甘い。なんでこんなに甘いのだろう。これの半分、いやせめて4分の3ぐらいに甘さが抑えてあればもう少しまともな食い物になるのに、と思うことがよくある。とくにひどいのが、羊羹とか饅頭とかの和菓子のたぐい。甘いものは人間にとって快感のひとつであるのは事実である。しかし、必要以上に甘く味つけされたものが世の中にあふれている。味覚の標準が狂っているような気がする。じゃあ、とたぶん甘いものが好きな人は主張するだろう。何を基準に甘いだの甘くないだのと言えるのか。そう、甘さの基準なんてものはどこにもない。そんなものはお前の好みの問題だと言われたらそれで終わりだ。お前が神経質すぎるのだと。が、俺の味覚が過敏だとどうやって証明するのだろう。それと同様に、世間の味覚が飼いならされて麻痺しているだけだという可能性も否定できまい。人間の五感というものは刺激に対して驚くほどたやすく鈍磨する。味覚異常は甘味への鈍磨から始まる。
ただでさえ今の世の中には甘いものが多すぎる。とりあえず甘くすればいいやという安易さが世の中全体を覆っているように見える。なんといっても甘いものはみんな大好きだからな。いちばん無難だ。そう、無難なのである。甘いものは万人受けしやすい。それがこの問題の根腐れをさらに助長している。この発想の安易さの元凶は和菓子であると俺は断言する。どこそこへ旅行に行ってきました。温泉とかに浸かってきました。で、土産物といえばほぼ確実に饅頭とかそういうたぐいのものだ。激辛風味のお土産なんてまず売っていないし、万一売ってあっても買う人はごく一部。高級和菓子を擁する老舗は固定の顧客があって切羽詰らないし、低級和菓子でも土産物としていくらでも捌け口がある。こんな状況だから和菓子業界は伝統のうえにあぐらをかいていると批判を受けてもしかたがない。否、むしろ甘受すべきであろう(笑)。いくら花鳥風月を模って食材をこねくりまわす技術は秀でていても肝心のできあがったものが激甘で食えなくてはお話にならない。そうでなくても、土産物として売りつけるために工場で大量生産されている和菓子やスーパーで大量販売するために工場で加工されているお惣菜のたぐいが、まともな努力と反省のもとに作られているとは俺には思えない。そもそも作っているやつは味見をしているのだろうか。味見をしているとして、そいつの味覚は正常なのだろうか。あまりにも甘いものを食べすぎて味覚異常を起こしているかもしれないし、どうせ自分は食べないからとヘラヘラしているかもしれない。決まりきったマニュアルどおりか、またはおのれの歪んだ味覚を基準にどっさりと甘味料をぶちこむ。で、たまに味見をしても「まあこんなもんだろう」「饅頭とはこういうものだ」ぐらいにしか思っていないのではないか。

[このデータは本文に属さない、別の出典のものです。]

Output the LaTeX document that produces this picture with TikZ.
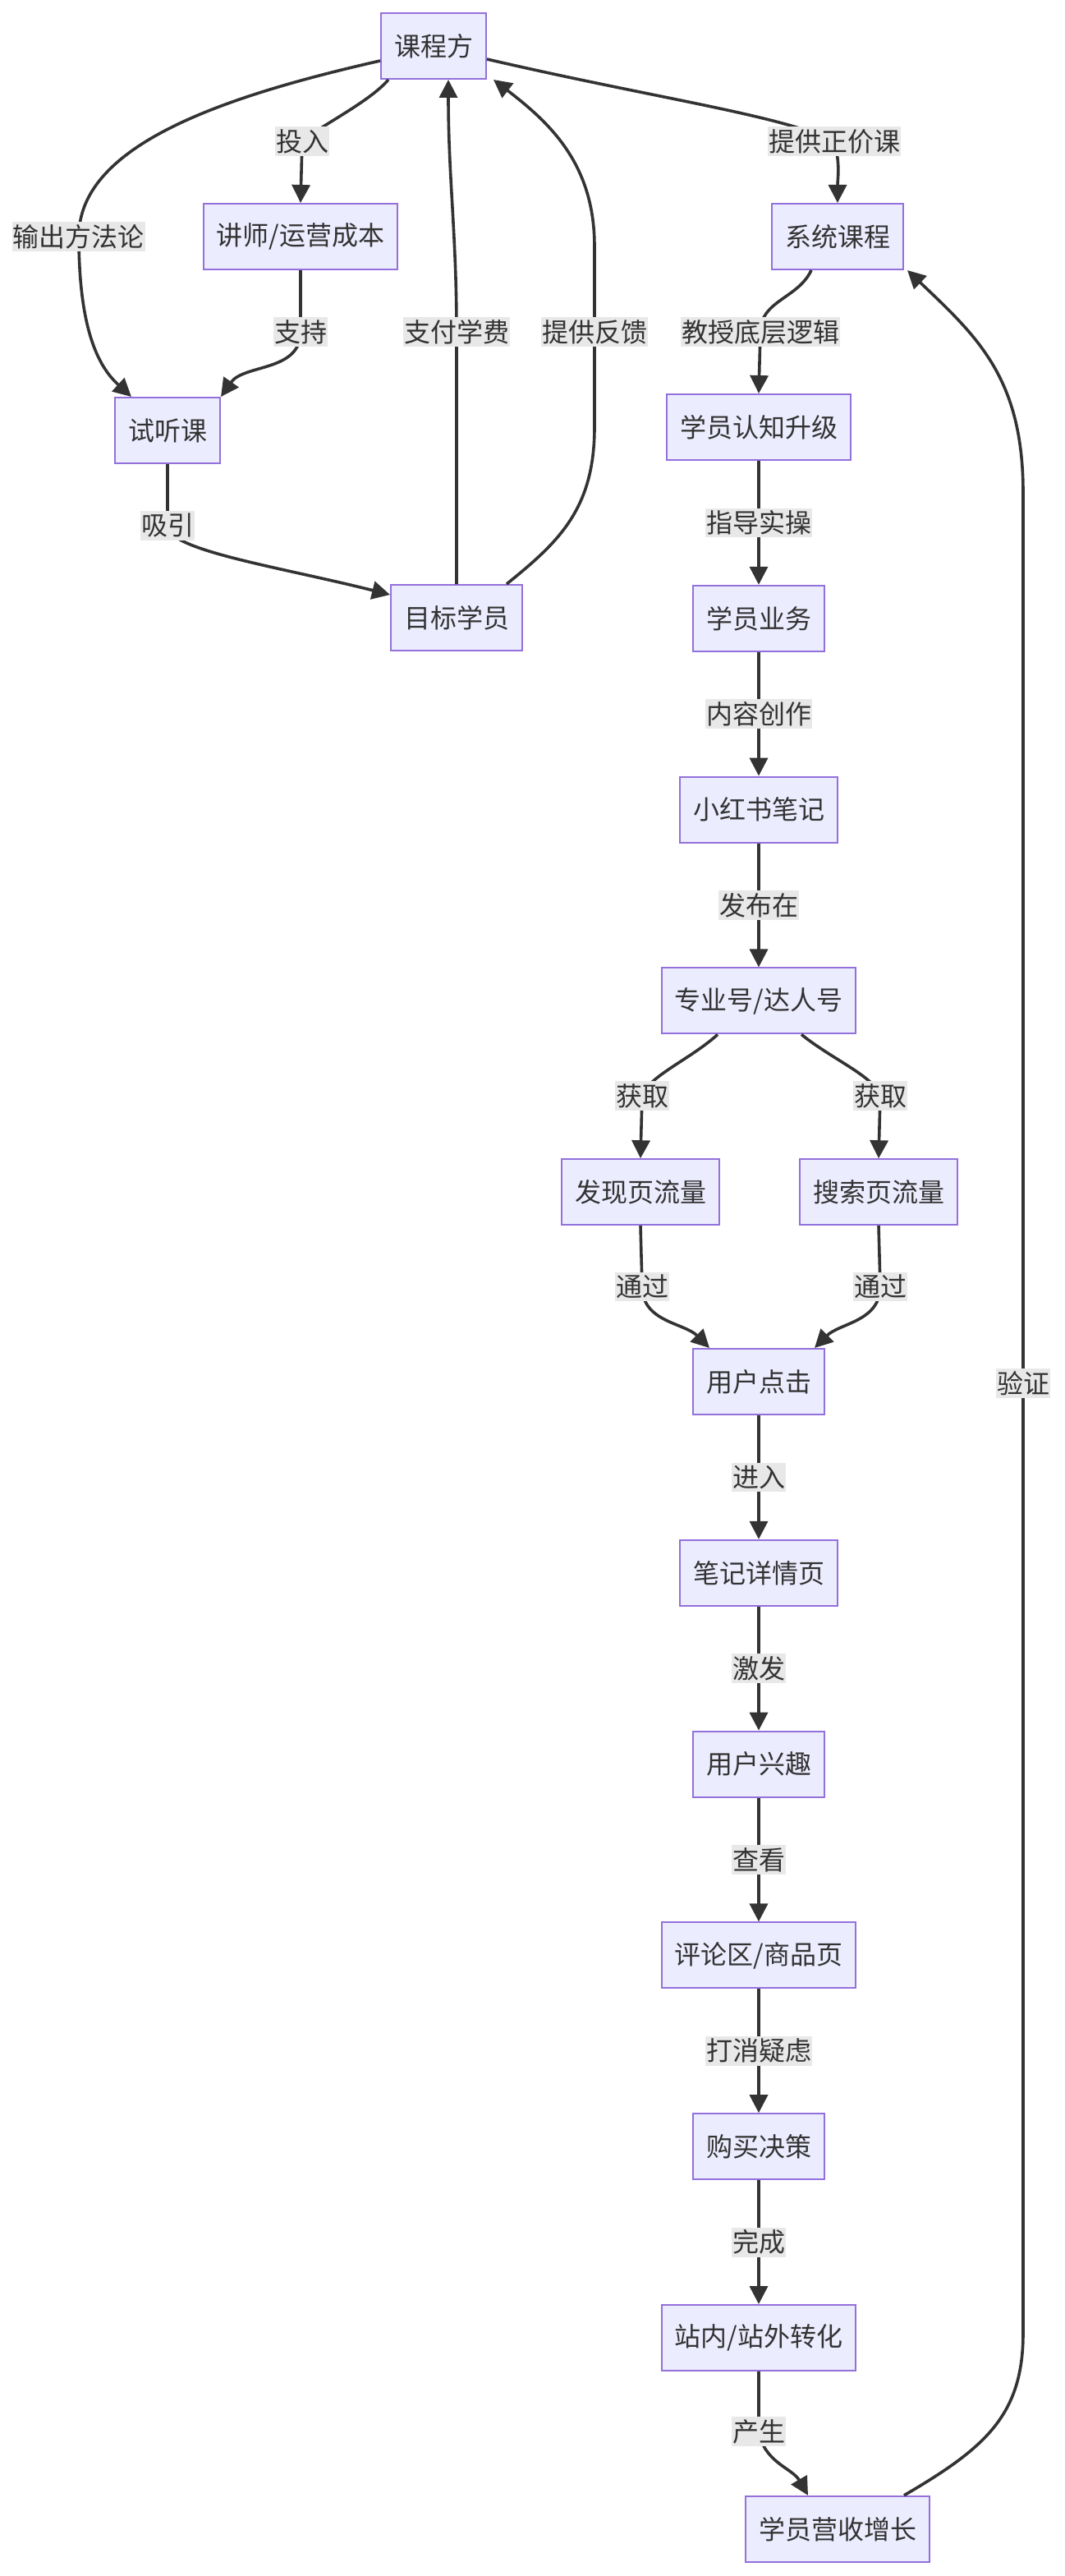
\documentclass[tikz,border=0pt]{standalone}
\usepackage{fontspec}
\setmainfont{Noto Sans CJK SC}
\usetikzlibrary{arrows.meta, positioning}
\definecolor{nodefill}{HTML}{ECECFF}
\definecolor{nodeline}{HTML}{9370DB}
\definecolor{edgeline}{HTML}{333333}
\definecolor{lblfill}{HTML}{E8E8E8}
\definecolor{textgray}{HTML}{333333}

\begin{document}
\begin{tikzpicture}[
        x=1pt, y=1pt,
        node distance=75.4pt,
        box/.style={rectangle, draw=nodeline, line width=1pt, fill=nodefill, text=textgray, minimum height=40pt, inner xsep=8pt, inner ysep=2pt, font=\fontsize{16pt}{19pt}\selectfont},
        lbl/.style={fill=lblfill, text=textgray, inner xsep=0.5pt, inner ysep=1.5pt, font=\fontsize{16pt}{19pt}\selectfont},
        arrow/.style={-{Triangle[length=11pt,width=11pt]}, line width=1.8pt, draw=edgeline}
    ]
        \useasboundingbox (0,0) rectangle (648,-1568);

        \node[box] (provider) at (264,-28) {课程方};
        \node[box] (cost) at (183,-144) {讲师/运营成本};
        \node[box] (sysc) at (510,-144) {系统课程};
        \node[box] (trial) at (102,-262) {试听课};
        \node[box] (target) at (278,-376) {目标学员};
        \node[box] (cognit) at (462,-260) {学员认知升级};
        \node[box, below=of cognit] (biz) {学员业务};
        \node[box, below=of biz] (note) {小红书笔记};
        \node[box, below=of note] (acct) {专业号/达人号};
        \node[box, below=of acct, xshift=-72pt] (discover) {发现页流量};
        \node[box, below=of acct, xshift=73pt] (search) {搜索页流量};
        \node[box, below=190.8pt of acct] (click) {用户点击};
        \node[box, below=of click] (detail) {笔记详情页};
        \node[box, below=of detail] (interest) {用户兴趣};
        \node[box, below=of interest] (review) {评论区/商品页};
        \node[box, below=of review] (decide) {购买决策};
        \node[box, below=of decide] (convert) {站内/站外转化};
        \node[box, below=of convert, xshift=48pt] (growth) {学员营收增长};

        \draw[arrow] ([yshift=-9pt]provider.west) .. controls (130,-60) and (48,-90) .. (48,-144) node[lbl] {输出方法论} .. controls (48,-205) and (62,-225) .. ([xshift=-22pt]trial.north);
        \draw[arrow] ([xshift=5pt]provider.south west) .. controls (225,-62) and (196,-76) .. (184,-86) node[lbl] {投入} -- (cost.north);
        \draw[arrow] (cost.south) -- (183,-202) node[lbl] {支持} to[out=-90,in=55] (trial.north east);
        \draw[arrow] (trial.south) -- (102,-320) node[lbl] {吸引} .. controls (102,-335) and (170,-345) .. ([yshift=14pt]target.west);
        \draw[arrow] (target.north) -- (278,-202) node[lbl] {支付学费} to[out=90,in=-90] ([xshift=9pt]provider.south);
        \draw[arrow] ([xshift=-10pt]target.north east) .. controls (340,-330) and (362,-310) .. (362,-260) -- (362,-202) node[lbl] {提供反馈} -- (362,-150) .. controls (362,-100) and (335,-75) .. ([xshift=4pt]provider.south east);
        \draw[arrow] ([yshift=-8pt]provider.east) .. controls (400,-60) and (475,-70) .. (508,-86) node[lbl] {提供正价课} to[out=-75,in=90] (sysc.north);
        \draw[arrow] ([xshift=-16pt]sysc.south) to[out=-115,in=90] (463,-202) node[lbl] {教授底层逻辑} -- (cognit.north);

        \draw[arrow] (cognit) -- node[lbl] {指导实操} (biz);
        \draw[arrow] (biz) -- node[lbl] {内容创作} (note);
        \draw[arrow] (note) -- node[lbl] {发布在} (acct);
        \draw[arrow] ([xshift=-25pt]acct.south) .. controls (420,-645) and (395,-655) .. (391,-667) node[lbl] {获取} -- (discover.north);
        \draw[arrow] ([xshift=26pt]acct.south) .. controls (507,-645) and (532,-655) .. (536,-667) node[lbl] {获取} -- (search.north);
        \draw[arrow] (discover.south) -- (391,-783) node[lbl] {通过} to[out=-90,in=135] ([xshift=-30pt]click.north);
        \draw[arrow] (search.south) -- (536,-783) node[lbl] {通过} to[out=-90,in=45] ([xshift=34pt]click.north);
        \draw[arrow] (click) -- node[lbl] {进入} (detail);
        \draw[arrow] (detail) -- node[lbl] {激发} (interest);
        \draw[arrow] (interest) -- node[lbl] {查看} (review);
        \draw[arrow] (review) -- node[lbl] {打消疑虑} (decide);
        \draw[arrow] (decide) -- node[lbl] {完成} (convert);
        \draw[arrow] (convert.south) -- (462,-1480) node[lbl] {产生} to[out=-80,in=120] ([xshift=-18pt]growth.north);
        \draw[arrow] ([xshift=-16pt]growth.north east) .. controls (600,-1490) and (623,-1470) .. (623,-1420) -- (623,-842) node[lbl] {验证} -- (623,-300) .. controls (623,-230) and (595,-205) .. ([xshift=2pt]sysc.south east);
    \end{tikzpicture}
\end{document}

このような和菓子業界の怠慢と惰性にまかせたものづくりが手伝って、甘いもの信仰がどんどん蔓延していく。そして恐ろしいことに、もはや甘くなくては売れないのだ。なぜなら怠惰なのは和菓子業界だけではなく消費者もまた同様だからである。平均を求めれば求めるほど、甘いものが求められているという結論に達せざるを得ない。消費者はそのような世間の風潮に飼いならされてさらに鈍感になっていく。悪循環である。キムチは発酵食品ですぐに酸っぱくなるから砂糖を入れて甘ったるくしましょう。野菜ジュースは100%じゃ飲みにくいので果汁を半分にして甘くしましょうね。焼き鳥は塩だれなんかより甘だれの方が子供やお年寄りにも受けるからどんどん仕入れてくださいね。なんでもいいからとりあえず甘くしましょうね。甘ければ誰も文句は言いません。文句を言う人は頭がおかしいのです。もっと気楽にいきましょうよ。始めは甘すぎると思った人もやがて感覚が麻痺し、「甘い=旨い」の硬直思考に脳髄を犯された甘党ゾンビのお仲間入り。こうしてどんどん世の中はうす甘い食品群に支配されていくのだ。別にいいじゃないか、という意見もあるだろう。しかし俺が知っている限りで、甘いものに鈍感なやつはすべてにおいて鈍感である。人一倍食い意地がはっているくせに味覚は鈍感、その結果自らの食文化を軽視しているとは微塵も思っていない。食文化が乱れた国はいずれ崩壊する。